Дневник — как путеводитель. Арто не понял, почему я храню дневники в сейфе. Он — полная мне противоположность. Он ничего не хранит. У него нет собственности. Когда я впервые встретила Генри, у него тоже не было никакого имущества. Я ощущаю предназначение, время, историю. Генри утверждает, что теперь у него не хватило бы решимости путешествовать без гроша в кармане. Он устал от подлинных странствий. Доказательством тому — то, что он усиленно собирает свои записи, переплетает их, строит планы.

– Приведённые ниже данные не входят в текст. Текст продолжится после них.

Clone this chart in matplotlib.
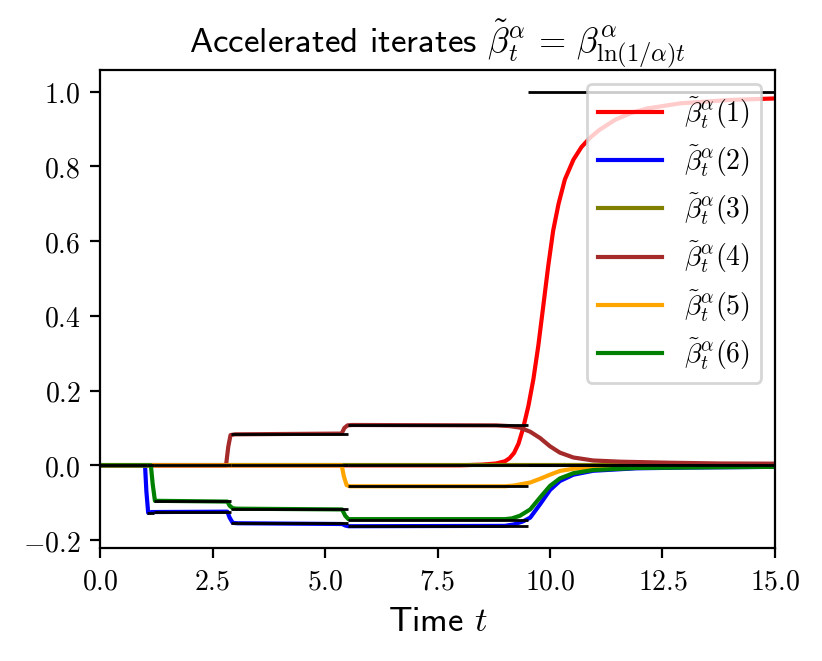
import numpy as np
import matplotlib
matplotlib.use("Agg")
import matplotlib.pyplot as plt
from matplotlib.ticker import FuncFormatter, MultipleLocator

plt.rcParams['mathtext.fontset'] = 'cm'

# curves: (time, value) per coordinate
t_1 = [0, 8.0, 8.5, 8.8, 9.0, 9.1, 9.2, 9.3, 9.4, 9.52, 9.63, 9.74, 9.85, 9.96, 10.07,
       10.19, 10.33, 10.52, 10.7, 10.9, 11.1, 11.45, 11.8, 12.15, 12.9, 14.0, 15.0]
b_1 = [0, 0, 0.002, 0.005, 0.011, 0.019, 0.033, 0.058, 0.098, 0.159, 0.23, 0.32, 0.426,
       0.533, 0.628, 0.7, 0.765, 0.818, 0.852, 0.878, 0.898, 0.925, 0.943, 0.955, 0.969,
       0.978, 0.982]

t_2 = [0, 1.0, 1.03, 1.07, 1.15, 2.83, 2.88, 2.95, 3.05, 5.38, 5.45, 5.52, 9.0, 9.2,
       9.4, 9.56, 9.78, 10.0, 10.22, 10.52, 10.96, 11.9, 13.0, 15.0]
b_2 = [0, 0, -0.07, -0.127, -0.125, -0.124, -0.140, -0.154, -0.155, -0.157, -0.161, -0.163,
       -0.162, -0.158, -0.150, -0.140, -0.104, -0.066, -0.042, -0.025, -0.0145, -0.008, -0.006, -0.004]

t_3 = [0, 15.0]
b_3 = [0, 0]

t_4 = [0, 2.8, 2.85, 2.9, 3.0, 5.37, 5.43, 5.5, 5.6, 8.8, 9.1, 9.33, 9.56, 9.78, 10.0,
       10.22, 10.52, 10.96, 11.56, 12.67, 13.78, 15.0]
b_4 = [0, 0, 0.05, 0.081, 0.083, 0.085, 0.1, 0.107, 0.108, 0.107, 0.105, 0.101, 0.09, 0.073,
       0.051, 0.034, 0.021, 0.013, 0.0098, 0.007, 0.005, 0.0045]

t_5 = [0, 5.37, 5.42, 5.48, 5.55, 9.0, 9.2, 9.33, 9.56, 9.78, 10.0, 10.22, 10.52, 10.96,
       11.85, 13.5, 15.0]
b_5 = [0, 0, -0.03, -0.053, -0.056, -0.056, -0.054, -0.051, -0.046, -0.036, -0.025, -0.015,
       -0.009, -0.0053, -0.004, -0.003, -0.002]

t_6 = [0, 1.13, 1.17, 1.22, 1.3, 2.83, 2.88, 2.95, 3.05, 5.38, 5.45, 5.52, 9.0, 9.15, 9.33,
       9.56, 9.78, 10.0, 10.22, 10.52, 10.96, 11.93, 13.78, 15.0]
b_6 = [0, 0, -0.05, -0.095, -0.095, -0.097, -0.108, -0.115, -0.116, -0.118, -0.135, -0.144,
       -0.144, -0.142, -0.135, -0.118, -0.086, -0.055, -0.035, -0.021, -0.0125, -0.007, -0.005, -0.004]

# limiting piecewise constant values (black segments)
stage_times = [0, 1.05, 1.2, 2.9, 5.5, 9.52, 15.0]
lim_1 = [0, 0, 0, 0, 0, 1.0]
lim_2 = [0, -0.128, -0.125, -0.155, -0.163, 0]
lim_3 = [0, 0, 0, 0, 0, 0]
lim_4 = [0, 0, 0, 0.083, 0.108, 0]
lim_5 = [0, 0, 0, 0, -0.055, 0]
lim_6 = [0, 0, -0.095, -0.116, -0.145, 0]

times = [t_1, t_2, t_3, t_4, t_5, t_6]
curves = [b_1, b_2, b_3, b_4, b_5, b_6]
limits = [lim_1, lim_2, lim_3, lim_4, lim_5, lim_6]
colors = ['red', 'blue', 'olive', 'brown', 'orange', 'green']

fig = plt.figure(figsize=(4.11, 3.305), dpi=200)
ax = fig.add_axes([0.1217, 0.171, 0.8211, 0.7231])

for i in range(6):
    ax.plot(times[i], curves[i], color=colors[i], lw=1.5,
            label=r'$\tilde{\beta}_t^{\alpha}(%d)$' % (i + 1))
    ax.hlines(limits[i], stage_times[:-1], stage_times[1:], color='k', lw=1)

ax.set_xlim(0, 15)
ax.xaxis.set_major_locator(MultipleLocator(2.5))
ax.yaxis.set_major_locator(MultipleLocator(0.2))
fmt = FuncFormatter(lambda v, p: r'$%.1f$' % v)
ax.xaxis.set_major_formatter(fmt)
ax.yaxis.set_major_formatter(fmt)
ax.tick_params(labelsize=10)

ax.set_title(r'Accelerated iterates $\tilde{\beta}_t^{\alpha} \,=\, \beta^{\alpha}_{\ln(1/\alpha)t}$',
             fontsize=12.6, family='cmss10')
ax.set_xlabel(r'Time $t$', fontsize=12.5, family='cmss10')
ax.legend(loc='upper right', fontsize=10, handlelength=2.3, labelspacing=0.45)

fig.savefig('out.png', dpi=200)
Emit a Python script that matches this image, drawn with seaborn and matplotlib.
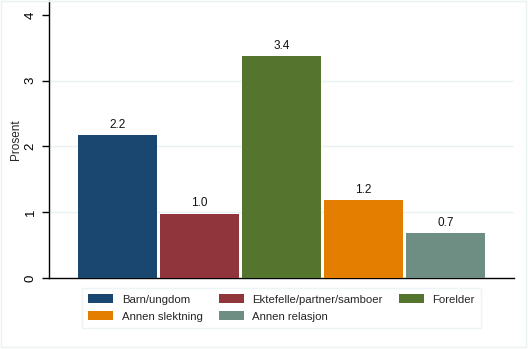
import matplotlib
matplotlib.use("Agg")
import matplotlib.pyplot as plt
import matplotlib.patches as mpatches
import seaborn as sns
import pandas as pd

categories = ["Barn/ungdom", "Ektefelle/partner/samboer", "Forelder",
              "Annen slektning", "Annen relasjon"]
values = [2.17, 0.98, 3.37, 1.18, 0.68]
colors = ["#1a476f", "#90353b", "#55752f", "#e37e00", "#6e8e84"]
yticks = [0, 1, 2, 3, 4]

sns.set_theme(style="white")
plt.rcParams["font.family"] = ["Liberation Sans", "DejaVu Sans"]

df = pd.DataFrame({"cat": categories, "val": values})

W, H = 528, 349
fig = plt.figure(figsize=(W / 100, H / 100), dpi=100)
fig.patch.set_facecolor("white")
ax = fig.add_axes([49 / W, (H - 278) / H, (514 - 49) / W, (278 - 1) / H])

sns.barplot(data=df, x="cat", y="val", hue="cat", palette=colors,
            dodge=False, width=0.965, legend=False, ax=ax,
            saturation=1, edgecolor="none", linewidth=0, zorder=3)

for c, v in zip(ax.containers, values):
    ax.bar_label(c, labels=[f"{v:.1f}"], padding=3, fontsize=8.5, color="#111111")

ax.set_xlim(-0.836, 4.836)
ax.set_ylim(0, 4.21)
ax.set_yticks(yticks)
ax.set_yticklabels([str(t) for t in yticks], rotation=90, va="center", fontsize=9.5)
ax.set_xticks([])
ax.set_xlabel("")
ax.set_ylabel("Prosent", fontsize=8.5, labelpad=2)
for y in yticks[1:-1]:
    ax.axhline(y, color="#eaf2f3", lw=1, zorder=1)

for s in ["top", "right"]:
    ax.spines[s].set_visible(False)
for s in ["left", "bottom"]:
    ax.spines[s].set_color("black")
    ax.spines[s].set_linewidth(1)
ax.tick_params(axis="y", which="both", left=True, length=5, width=1,
               color="black", pad=4, labelcolor="black")

handles = [mpatches.Patch(facecolor=col, edgecolor="none", label=cat)
           for cat, col in zip(categories, colors)]
# row-major order for a 2-row, 3-column legend
order = [0, 3, 1, 4, 2]
leg = fig.legend(handles=[handles[i] for i in order], ncol=3, loc="center",
                 bbox_to_anchor=((85 + 478) / 2 / W, 1 - 308 / H),
                 fontsize=8.2, frameon=True, fancybox=False,
                 handlelength=2.2, handleheight=0.85, handletextpad=0.75,
                 columnspacing=1.4, labelspacing=0.6, borderpad=0.55)
leg.get_frame().set_edgecolor("#eaf2f3")
leg.get_frame().set_linewidth(1)

frame = mpatches.Rectangle((1 / W, 2 / H), (W - 3) / W, (H - 3) / H,
                           transform=fig.transFigure, fill=False,
                           edgecolor="#eaf2f3", lw=1)
fig.patches.append(frame)

fig.savefig("out.png", dpi=100, facecolor="white")
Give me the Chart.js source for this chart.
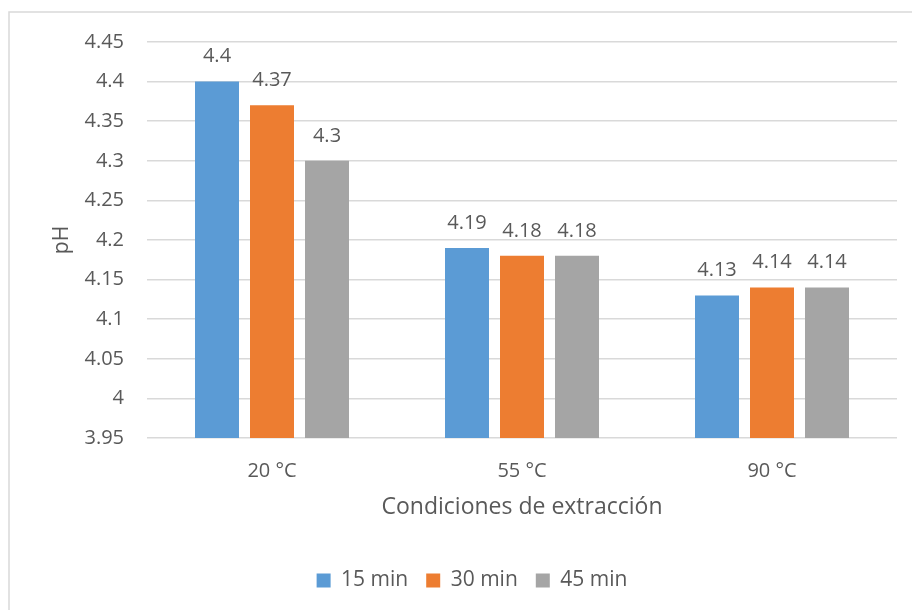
<!DOCTYPE html>
<html>
<head>
<meta charset="utf-8">
<script src="https://cdn.jsdelivr.net/npm/chart.js@4/dist/chart.umd.min.js"></script>
<style>
  html, body { margin: 0; padding: 0; background: #ffffff; }
  #wrap { width: 912px; height: 610px; position: relative; }
</style>
</head>
<body>
<div id="wrap"><canvas id="c" width="912" height="610"></canvas></div>
<script>
// pH por condición de extracción y tiempo
const categories = ['20 °C', '55 °C', '90 °C'];
const seriesNames = ['15 min', '30 min', '45 min'];
const ph15 = [4.40, 4.19, 4.13];
const ph30 = [4.37, 4.18, 4.14];
const ph45 = [4.30, 4.18, 4.14];
const yTicks = [3.95, 4.00, 4.05, 4.10, 4.15, 4.20, 4.25, 4.30, 4.35, 4.40, 4.45];
const xTitle = 'Condiciones de extracción';
const yTitle = 'pH';

const colors = ['#5B9BD5', '#ED7D31', '#A5A5A5'];
const textColor = '#595959';
const fontFamily = '"Open Sans", "DejaVu Sans", sans-serif';

const fmt = v => String(Number(v.toFixed(2)));

// Frame, axis titles and value labels
const decorations = {
  id: 'decorations',
  beforeDraw(chart) {
    const ctx = chart.ctx;
    ctx.save();
    ctx.strokeStyle = '#d9d9d9';
    ctx.lineWidth = 1.5;
    ctx.strokeRect(9, 12, 1000, 1000);
    ctx.restore();
  },
  afterDatasetsDraw(chart) {
    const ctx = chart.ctx;
    const area = chart.chartArea;
    ctx.save();
    ctx.fillStyle = textColor;
    ctx.textAlign = 'center';
    ctx.textBaseline = 'middle';
    ctx.font = '20px ' + fontFamily;
    chart.data.datasets.forEach((ds, i) => {
      const meta = chart.getDatasetMeta(i);
      meta.data.forEach((bar, j) => {
        ctx.fillText(fmt(ds.data[j]), bar.x, bar.y - 25);
      });
    });
    ctx.font = '23px ' + fontFamily;
    ctx.fillText(xTitle, (area.left + area.right) / 2, 507);
    ctx.translate(62, (area.top + area.bottom) / 2);
    ctx.rotate(-Math.PI / 2);
    ctx.font = '21px ' + fontFamily;
    ctx.fillText(yTitle, 0, 0);
    ctx.restore();
  }
};

new Chart(document.getElementById('c'), {
  type: 'bar',
  data: {
    labels: categories,
    datasets: [ph15, ph30, ph45].map((d, i) => ({
      label: seriesNames[i],
      data: d,
      backgroundColor: colors[i],
      borderWidth: 0,
      categoryPercentage: 0.66,
      barPercentage: 0.8
    }))
  },
  options: {
    responsive: false,
    animation: false,
    devicePixelRatio: 1,
    layout: { padding: { left: 47, right: 15, top: 42, bottom: 9 } },
    plugins: {
      tooltip: { enabled: false },
      legend: {
        position: 'bottom',
        labels: {
          boxWidth: 14,
          boxHeight: 14,
          padding: 18,
          color: textColor,
          font: { family: fontFamily, size: 21 }
        }
      }
    },
    scales: {
      x: {
        grid: { display: false },
        border: { display: false },
        ticks: {
          color: textColor,
          padding: 13,
          font: { family: fontFamily, size: 20 }
        },
        afterFit(scale) { scale.height = 114; }
      },
      y: {
        min: 3.95,
        max: 4.45,
        afterBuildTicks(scale) { scale.ticks = yTicks.map(v => ({ value: v })); },
        grid: { color: '#d9d9d9', lineWidth: 1.5, drawTicks: false },
        border: { display: false },
        ticks: {
          color: textColor,
          padding: 23,
          font: { family: fontFamily, size: 20 },
          callback: v => fmt(v)
        },
        afterFit(scale) { scale.width = 100; }
      }
    }
  },
  plugins: [decorations]
});
</script>
</body>
</html>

Я собираю материал для Альенде, который пишет книгу о Черной Смерти — чуме.
Генри рассуждает о шизофрении, о царстве смерти, о цикле Гамлет — Фауст, о Судьбе, о макромикрокосме, о мегалополисной цивилизации, об уступках перед биологией. Мне кажется, что ему следует писать только о жизни, отказавшись от теорий. Почему ему так хочется казаться мыслителем, философом? Или он пытается создать свой собственный мир, чтобы обеспечить в нем для себя местечко? А может, он находится под влиянием Лоуенфельса и Френкеля? Генри сидит за письменным столом и ведет борьбу с Д. Г. Лоуренсом: перерывает горы заметок, вздыхает, курит, ругается, печатает, пьет красное вино. И тут до него доносится, как я говорю Фреду о том, что собираю материал для книги Альенде «Хроника чумы», и о той яростной жизни, которая вырывалась из ужаса смерти. Несомненно, что тот период был богатым и плодотворным. Генри начал прислушиваться, очевидно, представил, что это вполне укладывается и в его схему, после чего принялся засыпать меня вопросами. Он был очень доволен полученной информацией, которая подтверждала его собственные положения. Он использует абсолютно все.